Instructions for the task | Copy exactly, and only, the lines below from the first through the one containing "for (let i = 0;", both included; pictures are omitted.

=====

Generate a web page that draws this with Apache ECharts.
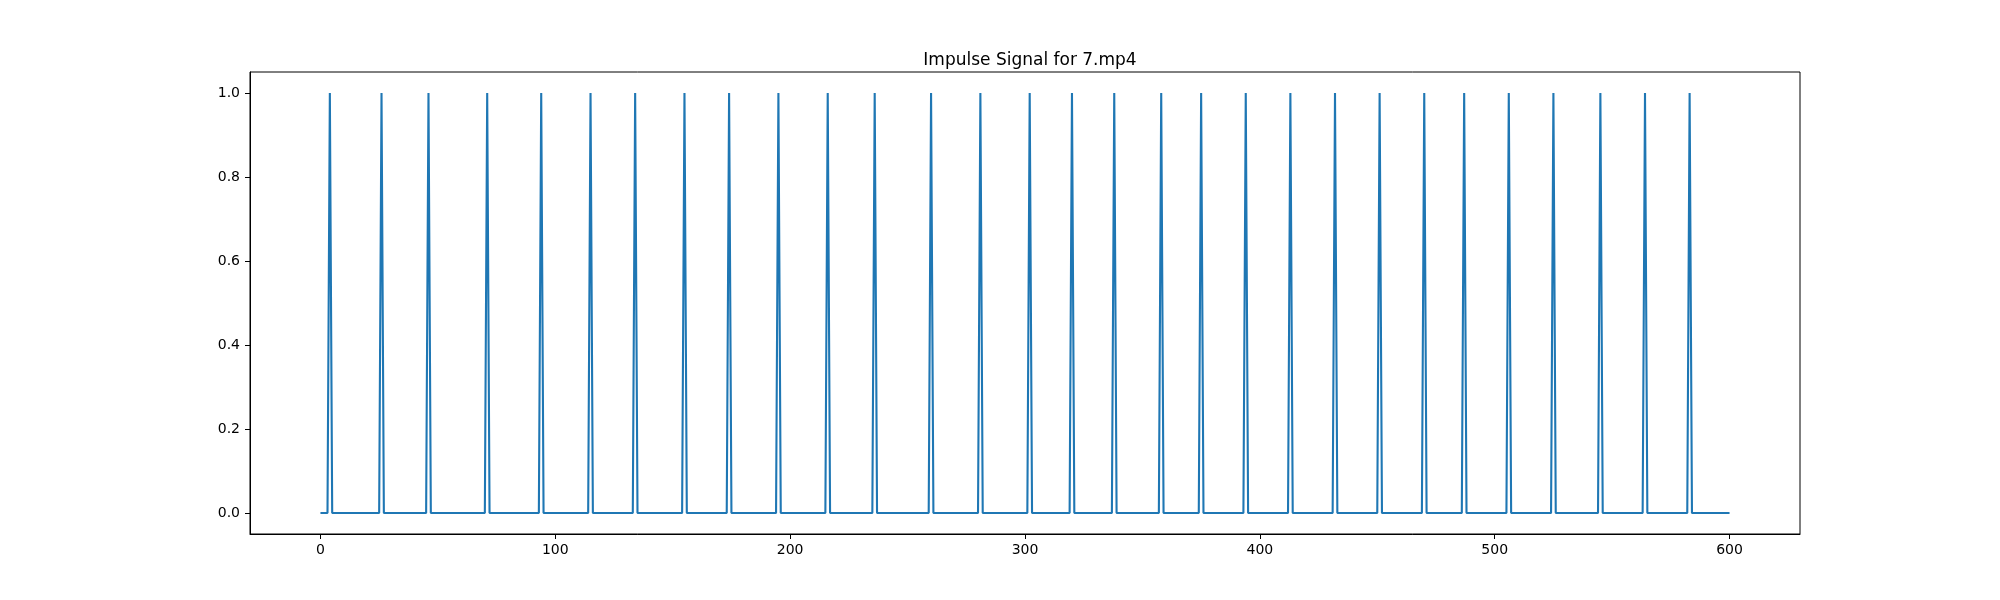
<!DOCTYPE html>
<html>
<head>
<meta charset="utf-8">
<script src="https://cdn.jsdelivr.net/npm/echarts@6/dist/echarts.min.js"></script>
<style>html,body{margin:0;padding:0;background:#fff}#c{width:2000px;height:600px}</style>
</head>
<body>
<div id="c"></div>
<script>
// Frame indices where an impulse (value 1) occurs; all other frames are 0
const peakFrames = [4,26,46,71,94,115,134,155,174,195,216,236,260,281,302,320,338,358,375,394,413,432,451,470,487,506,525,545,564,583];
const frameCount = 601; // frames 0..600
const xTicks = [0,100,200,300,400,500,600];
const yTicks = [0,0.2,0.4,0.6,0.8,1.0];
const titleText = 'Impulse Signal for 7.mp4';

const peakSet = new Set(peakFrames);
const signal = [];
for (let i = 0; i < frameCount; i++) signal.push([i, peakSet.has(i) ? 1 : 0]);

const font = 'DejaVu Sans';
const chart = echarts.init(document.getElementById('c'), null, {renderer: 'canvas'});
chart.setOption({
  animation: false,
  backgroundColor: '#ffffff',
  title: {
    text: titleText,
    left: 1025,
    textAlign: 'center',
    top: 47,
    textStyle: {fontFamily: font, fontSize: 17, fontWeight: 'normal', color: '#000'}
  },
  grid: {left: 250, right: 200, top: 72, bottom: 66, show: true, borderColor: '#000', borderWidth: 1, backgroundColor: 'transparent'},
  xAxis: {
    type: 'value', min: -30, max: 630,
    splitLine: {show: false},
    axisLine: {show: true, onZero: false, lineStyle: {color: '#000', width: 1}},
    axisTick: {show: true, length: 5, lineStyle: {color: '#000', width: 1}, customValues: xTicks},
    axisLabel: {customValues: xTicks, color: '#000', fontFamily: font, fontSize: 14, margin: 9, formatter: v => String(v)}
  },
  yAxis: {
    type: 'value', min: -0.05, max: 1.05,
    splitLine: {show: false},
    axisLine: {show: true, onZero: false, lineStyle: {color: '#000', width: 1}},
    axisTick: {show: true, length: 5, lineStyle: {color: '#000', width: 1}, customValues: yTicks},
    axisLabel: {customValues: yTicks, color: '#000', fontFamily: font, fontSize: 14, margin: 10, formatter: v => v.toFixed(1)}
  },
  series: [{
    type: 'line',
    data: signal,
    showSymbol: false,
    symbol: 'none',
    lineStyle: {color: '#1f77b4', width: 2.1},
    clip: true
  }]
});
</script>
</body>
</html>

=====

Written answer |
Generate a web page that draws this with Apache ECharts.
<!DOCTYPE html>
<html>
<head>
<meta charset="utf-8">
<script src="https://cdn.jsdelivr.net/npm/echarts@6/dist/echarts.min.js"></script>
<style>html,body{margin:0;padding:0;background:#fff}#c{width:2000px;height:600px}</style>
</head>
<body>
<div id="c"></div>
<script>
// Frame indices where an impulse (value 1) occurs; all other frames are 0
const peakFrames = [4,26,46,71,94,115,134,155,174,195,216,236,260,281,302,320,338,358,375,394,413,432,451,470,487,506,525,545,564,583];
const frameCount = 601; // frames 0..600
const xTicks = [0,100,200,300,400,500,600];
const yTicks = [0,0.2,0.4,0.6,0.8,1.0];
const titleText = 'Impulse Signal for 7.mp4';

const peakSet = new Set(peakFrames);
const signal = [];
for (let i = 0; i < frameCount; i++) signal.push([i, peakSet.has(i) ? 1 : 0]);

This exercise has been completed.